Just resurecting it for an argument on a friday.
My masters dissertation was on putting sensors in sports gear so I read arround this stuff.
In summary-
Pedaling 'perfect circles' is more about keeping the tension in the chain as constant as possible, than actualy pulling up as hard as you push down.
Just try it, attach a 25kg weight to your foot (a 25kg sack of spuds maybe?) and try and lift that leg up as if your were pedaling.
A sprinter can put down arround 8x that force (arround 200kg per leg)!
If you could pedal a perfect circle you would detatch your lower leg from your upper leg with the strain on the ligaments.

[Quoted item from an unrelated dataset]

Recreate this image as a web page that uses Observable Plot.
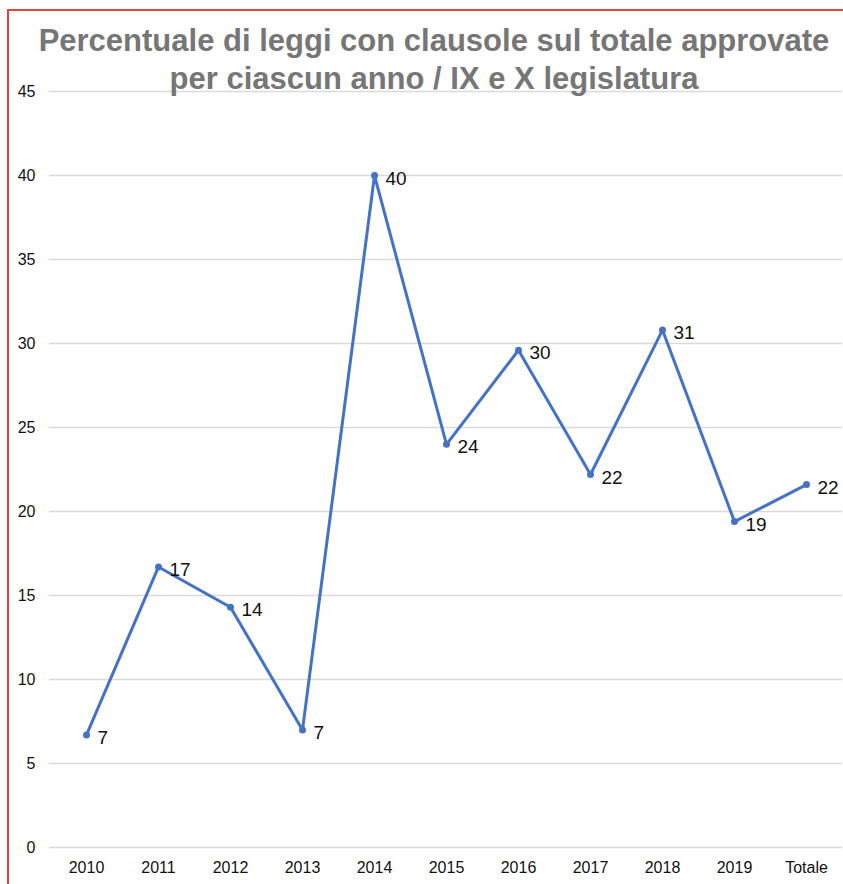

SPD's are more efficient, but only 20% ish, 10-15% of that is down to shoe design, if you put 5.10 rubber on a set of SPD shoes you get back most of that loss. the remaining 5% is in lifting the dead weight of your foot, shoe and leg. But in most situations SPD riders are doing just the same and not pulling up.
Anyone on a tandem? If you try and ride with the pedals in phase and the second person is significanlty weaker than the other, they feel like the pedals are falling away from them, this is what your back leg experiences when you try and pedal perfect cicrcles, at best it barely adds anything to the torque, normaly it just lifts a fraction if its own weight.